In the Gamesmasters section there are some 25 pages given over to detailing the setting, introducing key concepts such as the guilds of Lankhmar as well as physical geography, history and necessary background.  There are two Savage Tales to get you started with your adventures in Lankhmar and surrounding Newhon.  In the first tale “Tears of the Gods” a chance encounter with a drunken courier and the recovery of a mysterious bottle leads to adventure.  Whilst in “The Shrouded Corpse” the player characters are tasked with disposal of a body, a task which they soon discover isn’t as simple as it seemed and that very much puts them in peril.  Both of these tales are a good introduction to Lankhmar and to the intrigue and danger that players can expect.

In truth I think Pinnacles book with less page space given over to regurgitating the stories that Leiber wrote actually gives you more material with which to create your own, story driven roleplaying adventures in Lankhmar: City of Thieves.  The book delivers what you need to play games set in an interesting and very different setting.
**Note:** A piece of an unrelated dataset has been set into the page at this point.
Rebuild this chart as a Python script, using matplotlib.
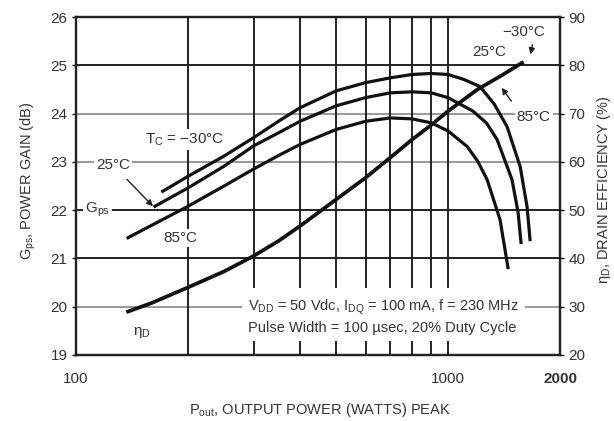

It might make you want to read Leiber’s stories, but won’t turn doing so into a necessary chore.

Also currently available for pre-order is a  detailed map of the city of Lankhmar, the center of the world of Nehwon and likely home to your Lankhmar game.  The map is double sided and the flip side features the world of Nehwon as Leiber described it, from the lands of the East to the Steppes of the Mingols, from the Inner Sea to the Parched Mountains.  The double-sided poster map (24” x 30”) has a coating that is wet, dry, and permanent marker erasable.  As the physical product is only available for preorder we have not had a chance to take a proper look at it, however both maps are available as pdf downloads from DriveThruRPG and the cartography is pleasing although I was slightly disappointed that it was only a general map of the city and did not (as in TSR’s 1985 publication) break out the various districts into more detailed maps providing more than just an enlargement of the map given in the sourcebook.  That said it is still a thing of beauty and I am sure would look great gracing the gaming table.

To summarise this ramble through Lankhmar: City of Thieves, the sourcebook provides something different, it pays appropriate homage to among the best classic fantasy of the 20th century in a way that is practical and playable.  In short we like this a lot and hope that it reaches as wide an audience as it deserves.  If in doing so it introduces some new readers to the classic stories of Fafhrd and the Gray Mouser then that can only be a bonus.

A footnote: Leiber and Lovecraft.

Fritz Leiber’s first stories were clearly inspired by H. P. Lovecraft’s Cthulhu Mythos and letters between the pair clearly show that encouragement from Lovecraft during 1936 was instrumental in Leiber’s decision to pursue a literary career. After Lovecraft’s death Leiber wrote several essays on the great man some of which are believed to be pivotal in driving the serious critical appreciation of Lovecraft’s life and work.

“The mystery of the black outer gulfs, and of the deepest cognitive processes within us, must always remain unplumbed – and against these imagination must always frantically pound.”

From a letter to Fritz Leiber by Lovecraft – December 19th, 1936.